▼
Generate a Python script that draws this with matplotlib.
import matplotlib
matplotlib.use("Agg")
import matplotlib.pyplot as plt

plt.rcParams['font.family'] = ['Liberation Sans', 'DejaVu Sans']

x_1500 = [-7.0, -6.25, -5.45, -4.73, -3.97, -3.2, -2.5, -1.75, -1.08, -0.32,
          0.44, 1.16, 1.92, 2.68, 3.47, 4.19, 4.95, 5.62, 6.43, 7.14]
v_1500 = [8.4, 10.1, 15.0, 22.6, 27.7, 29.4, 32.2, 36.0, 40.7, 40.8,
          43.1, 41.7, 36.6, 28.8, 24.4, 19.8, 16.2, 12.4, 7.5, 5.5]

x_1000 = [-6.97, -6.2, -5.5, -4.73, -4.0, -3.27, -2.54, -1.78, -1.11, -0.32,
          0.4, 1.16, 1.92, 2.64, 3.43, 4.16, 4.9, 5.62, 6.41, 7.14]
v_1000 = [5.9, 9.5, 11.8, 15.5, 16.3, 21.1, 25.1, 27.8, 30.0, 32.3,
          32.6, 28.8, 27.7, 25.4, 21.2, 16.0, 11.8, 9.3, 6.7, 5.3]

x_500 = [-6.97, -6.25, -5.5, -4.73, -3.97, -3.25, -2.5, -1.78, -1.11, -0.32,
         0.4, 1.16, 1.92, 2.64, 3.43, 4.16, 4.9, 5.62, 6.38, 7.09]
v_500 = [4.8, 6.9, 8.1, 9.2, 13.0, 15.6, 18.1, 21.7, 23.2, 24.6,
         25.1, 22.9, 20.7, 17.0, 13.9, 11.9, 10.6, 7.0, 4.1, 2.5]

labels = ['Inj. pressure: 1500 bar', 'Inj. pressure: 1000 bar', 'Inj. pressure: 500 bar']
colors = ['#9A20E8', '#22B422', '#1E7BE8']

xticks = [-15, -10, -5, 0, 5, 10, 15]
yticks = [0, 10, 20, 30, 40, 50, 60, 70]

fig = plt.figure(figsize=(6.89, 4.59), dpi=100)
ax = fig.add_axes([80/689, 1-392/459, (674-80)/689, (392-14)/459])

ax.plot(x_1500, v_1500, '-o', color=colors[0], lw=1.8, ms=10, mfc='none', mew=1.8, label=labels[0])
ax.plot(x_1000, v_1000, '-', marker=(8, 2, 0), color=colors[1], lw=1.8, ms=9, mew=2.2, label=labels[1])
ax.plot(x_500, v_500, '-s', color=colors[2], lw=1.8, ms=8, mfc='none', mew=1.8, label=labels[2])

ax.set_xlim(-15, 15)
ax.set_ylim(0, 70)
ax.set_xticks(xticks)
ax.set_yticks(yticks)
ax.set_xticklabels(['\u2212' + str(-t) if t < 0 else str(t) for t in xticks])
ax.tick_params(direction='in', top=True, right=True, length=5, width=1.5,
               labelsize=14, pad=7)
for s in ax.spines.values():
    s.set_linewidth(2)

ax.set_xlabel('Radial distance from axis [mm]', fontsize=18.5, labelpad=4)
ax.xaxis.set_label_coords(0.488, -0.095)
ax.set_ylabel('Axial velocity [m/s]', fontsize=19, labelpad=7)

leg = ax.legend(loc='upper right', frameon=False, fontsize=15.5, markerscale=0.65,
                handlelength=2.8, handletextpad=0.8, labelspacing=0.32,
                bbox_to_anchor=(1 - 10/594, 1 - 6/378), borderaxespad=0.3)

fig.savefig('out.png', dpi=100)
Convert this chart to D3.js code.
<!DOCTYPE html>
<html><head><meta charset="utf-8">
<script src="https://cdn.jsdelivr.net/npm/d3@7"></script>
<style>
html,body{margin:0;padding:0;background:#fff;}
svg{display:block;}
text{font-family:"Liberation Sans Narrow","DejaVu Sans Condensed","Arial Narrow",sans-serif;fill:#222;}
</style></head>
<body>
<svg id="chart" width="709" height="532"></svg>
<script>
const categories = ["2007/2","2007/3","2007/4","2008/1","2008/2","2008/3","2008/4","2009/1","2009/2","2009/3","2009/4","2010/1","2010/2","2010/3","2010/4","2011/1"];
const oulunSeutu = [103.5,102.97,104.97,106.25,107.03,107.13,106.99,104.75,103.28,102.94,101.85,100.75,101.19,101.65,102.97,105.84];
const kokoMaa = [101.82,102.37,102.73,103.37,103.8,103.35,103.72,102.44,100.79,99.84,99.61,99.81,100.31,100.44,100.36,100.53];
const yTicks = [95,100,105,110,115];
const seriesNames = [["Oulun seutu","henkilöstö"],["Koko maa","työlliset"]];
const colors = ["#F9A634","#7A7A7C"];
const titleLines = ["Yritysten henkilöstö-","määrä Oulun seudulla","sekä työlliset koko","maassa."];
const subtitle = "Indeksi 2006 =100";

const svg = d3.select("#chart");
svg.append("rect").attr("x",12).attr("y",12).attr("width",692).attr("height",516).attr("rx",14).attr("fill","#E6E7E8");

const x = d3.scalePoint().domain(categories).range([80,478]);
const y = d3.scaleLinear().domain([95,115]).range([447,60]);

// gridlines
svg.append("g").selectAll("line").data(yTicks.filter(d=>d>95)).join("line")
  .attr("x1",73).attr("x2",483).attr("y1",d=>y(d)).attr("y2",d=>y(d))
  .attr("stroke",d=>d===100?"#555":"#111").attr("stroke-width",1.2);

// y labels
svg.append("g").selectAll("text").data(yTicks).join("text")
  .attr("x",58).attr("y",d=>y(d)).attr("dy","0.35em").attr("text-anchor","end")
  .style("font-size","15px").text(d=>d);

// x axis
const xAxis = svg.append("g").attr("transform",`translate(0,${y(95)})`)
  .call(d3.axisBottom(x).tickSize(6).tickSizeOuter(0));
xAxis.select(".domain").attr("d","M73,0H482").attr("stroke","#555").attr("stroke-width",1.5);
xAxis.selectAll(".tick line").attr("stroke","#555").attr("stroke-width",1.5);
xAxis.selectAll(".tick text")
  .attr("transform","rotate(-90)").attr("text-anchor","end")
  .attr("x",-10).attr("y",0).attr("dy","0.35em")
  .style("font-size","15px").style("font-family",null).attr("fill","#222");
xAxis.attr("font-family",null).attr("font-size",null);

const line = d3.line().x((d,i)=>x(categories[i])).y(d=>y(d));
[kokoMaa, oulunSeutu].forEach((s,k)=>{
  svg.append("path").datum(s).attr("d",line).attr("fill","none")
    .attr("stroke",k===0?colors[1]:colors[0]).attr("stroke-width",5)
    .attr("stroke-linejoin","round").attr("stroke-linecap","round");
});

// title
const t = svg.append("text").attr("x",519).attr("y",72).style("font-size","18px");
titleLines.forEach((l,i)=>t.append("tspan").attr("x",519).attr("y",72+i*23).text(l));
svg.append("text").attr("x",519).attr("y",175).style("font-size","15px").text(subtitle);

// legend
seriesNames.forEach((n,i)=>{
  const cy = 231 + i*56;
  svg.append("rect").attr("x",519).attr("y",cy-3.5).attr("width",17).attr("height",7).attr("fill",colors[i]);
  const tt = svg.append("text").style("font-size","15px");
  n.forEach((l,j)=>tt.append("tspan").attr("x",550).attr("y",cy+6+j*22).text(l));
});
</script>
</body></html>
▲
What is expected - Your task is to transcribe the listing above in full, exactly as given.

Solved exercise -
Generate a Python script that draws this with matplotlib.
import matplotlib
matplotlib.use("Agg")
import matplotlib.pyplot as plt

plt.rcParams['font.family'] = ['Liberation Sans', 'DejaVu Sans']

x_1500 = [-7.0, -6.25, -5.45, -4.73, -3.97, -3.2, -2.5, -1.75, -1.08, -0.32,
          0.44, 1.16, 1.92, 2.68, 3.47, 4.19, 4.95, 5.62, 6.43, 7.14]
v_1500 = [8.4, 10.1, 15.0, 22.6, 27.7, 29.4, 32.2, 36.0, 40.7, 40.8,
          43.1, 41.7, 36.6, 28.8, 24.4, 19.8, 16.2, 12.4, 7.5, 5.5]

x_1000 = [-6.97, -6.2, -5.5, -4.73, -4.0, -3.27, -2.54, -1.78, -1.11, -0.32,
          0.4, 1.16, 1.92, 2.64, 3.43, 4.16, 4.9, 5.62, 6.41, 7.14]
v_1000 = [5.9, 9.5, 11.8, 15.5, 16.3, 21.1, 25.1, 27.8, 30.0, 32.3,
          32.6, 28.8, 27.7, 25.4, 21.2, 16.0, 11.8, 9.3, 6.7, 5.3]

x_500 = [-6.97, -6.25, -5.5, -4.73, -3.97, -3.25, -2.5, -1.78, -1.11, -0.32,
         0.4, 1.16, 1.92, 2.64, 3.43, 4.16, 4.9, 5.62, 6.38, 7.09]
v_500 = [4.8, 6.9, 8.1, 9.2, 13.0, 15.6, 18.1, 21.7, 23.2, 24.6,
         25.1, 22.9, 20.7, 17.0, 13.9, 11.9, 10.6, 7.0, 4.1, 2.5]

labels = ['Inj. pressure: 1500 bar', 'Inj. pressure: 1000 bar', 'Inj. pressure: 500 bar']
colors = ['#9A20E8', '#22B422', '#1E7BE8']

xticks = [-15, -10, -5, 0, 5, 10, 15]
yticks = [0, 10, 20, 30, 40, 50, 60, 70]

fig = plt.figure(figsize=(6.89, 4.59), dpi=100)
ax = fig.add_axes([80/689, 1-392/459, (674-80)/689, (392-14)/459])

ax.plot(x_1500, v_1500, '-o', color=colors[0], lw=1.8, ms=10, mfc='none', mew=1.8, label=labels[0])
ax.plot(x_1000, v_1000, '-', marker=(8, 2, 0), color=colors[1], lw=1.8, ms=9, mew=2.2, label=labels[1])
ax.plot(x_500, v_500, '-s', color=colors[2], lw=1.8, ms=8, mfc='none', mew=1.8, label=labels[2])

ax.set_xlim(-15, 15)
ax.set_ylim(0, 70)
ax.set_xticks(xticks)
ax.set_yticks(yticks)
ax.set_xticklabels(['\u2212' + str(-t) if t < 0 else str(t) for t in xticks])
ax.tick_params(direction='in', top=True, right=True, length=5, width=1.5,
               labelsize=14, pad=7)
for s in ax.spines.values():
    s.set_linewidth(2)

ax.set_xlabel('Radial distance from axis [mm]', fontsize=18.5, labelpad=4)
ax.xaxis.set_label_coords(0.488, -0.095)
ax.set_ylabel('Axial velocity [m/s]', fontsize=19, labelpad=7)

leg = ax.legend(loc='upper right', frameon=False, fontsize=15.5, markerscale=0.65,
                handlelength=2.8, handletextpad=0.8, labelspacing=0.32,
                bbox_to_anchor=(1 - 10/594, 1 - 6/378), borderaxespad=0.3)

fig.savefig('out.png', dpi=100)
Convert this chart to D3.js code.
<!DOCTYPE html>
<html><head><meta charset="utf-8">
<script src="https://cdn.jsdelivr.net/npm/d3@7"></script>
<style>
html,body{margin:0;padding:0;background:#fff;}
svg{display:block;}
text{font-family:"Liberation Sans Narrow","DejaVu Sans Condensed","Arial Narrow",sans-serif;fill:#222;}
</style></head>
<body>
<svg id="chart" width="709" height="532"></svg>
<script>
const categories = ["2007/2","2007/3","2007/4","2008/1","2008/2","2008/3","2008/4","2009/1","2009/2","2009/3","2009/4","2010/1","2010/2","2010/3","2010/4","2011/1"];
const oulunSeutu = [103.5,102.97,104.97,106.25,107.03,107.13,106.99,104.75,103.28,102.94,101.85,100.75,101.19,101.65,102.97,105.84];
const kokoMaa = [101.82,102.37,102.73,103.37,103.8,103.35,103.72,102.44,100.79,99.84,99.61,99.81,100.31,100.44,100.36,100.53];
const yTicks = [95,100,105,110,115];
const seriesNames = [["Oulun seutu","henkilöstö"],["Koko maa","työlliset"]];
const colors = ["#F9A634","#7A7A7C"];
const titleLines = ["Yritysten henkilöstö-","määrä Oulun seudulla","sekä työlliset koko","maassa."];
const subtitle = "Indeksi 2006 =100";

const svg = d3.select("#chart");
svg.append("rect").attr("x",12).attr("y",12).attr("width",692).attr("height",516).attr("rx",14).attr("fill","#E6E7E8");

const x = d3.scalePoint().domain(categories).range([80,478]);
const y = d3.scaleLinear().domain([95,115]).range([447,60]);

// gridlines
svg.append("g").selectAll("line").data(yTicks.filter(d=>d>95)).join("line")
  .attr("x1",73).attr("x2",483).attr("y1",d=>y(d)).attr("y2",d=>y(d))
  .attr("stroke",d=>d===100?"#555":"#111").attr("stroke-width",1.2);

// y labels
svg.append("g").selectAll("text").data(yTicks).join("text")
  .attr("x",58).attr("y",d=>y(d)).attr("dy","0.35em").attr("text-anchor","end")
  .style("font-size","15px").text(d=>d);

// x axis
const xAxis = svg.append("g").attr("transform",`translate(0,${y(95)})`)
  .call(d3.axisBottom(x).tickSize(6).tickSizeOuter(0));
xAxis.select(".domain").attr("d","M73,0H482").attr("stroke","#555").attr("stroke-width",1.5);
xAxis.selectAll(".tick line").attr("stroke","#555").attr("stroke-width",1.5);
xAxis.selectAll(".tick text")
  .attr("transform","rotate(-90)").attr("text-anchor","end")
  .attr("x",-10).attr("y",0).attr("dy","0.35em")
  .style("font-size","15px").style("font-family",null).attr("fill","#222");
xAxis.attr("font-family",null).attr("font-size",null);

const line = d3.line().x((d,i)=>x(categories[i])).y(d=>y(d));
[kokoMaa, oulunSeutu].forEach((s,k)=>{
  svg.append("path").datum(s).attr("d",line).attr("fill","none")
    .attr("stroke",k===0?colors[1]:colors[0]).attr("stroke-width",5)
    .attr("stroke-linejoin","round").attr("stroke-linecap","round");
});

// title
const t = svg.append("text").attr("x",519).attr("y",72).style("font-size","18px");
titleLines.forEach((l,i)=>t.append("tspan").attr("x",519).attr("y",72+i*23).text(l));
svg.append("text").attr("x",519).attr("y",175).style("font-size","15px").text(subtitle);

// legend
seriesNames.forEach((n,i)=>{
  const cy = 231 + i*56;
  svg.append("rect").attr("x",519).attr("y",cy-3.5).attr("width",17).attr("height",7).attr("fill",colors[i]);
  const tt = svg.append("text").style("font-size","15px");
  n.forEach((l,j)=>tt.append("tspan").attr("x",550).attr("y",cy+6+j*22).text(l));
});
</script>
</body></html>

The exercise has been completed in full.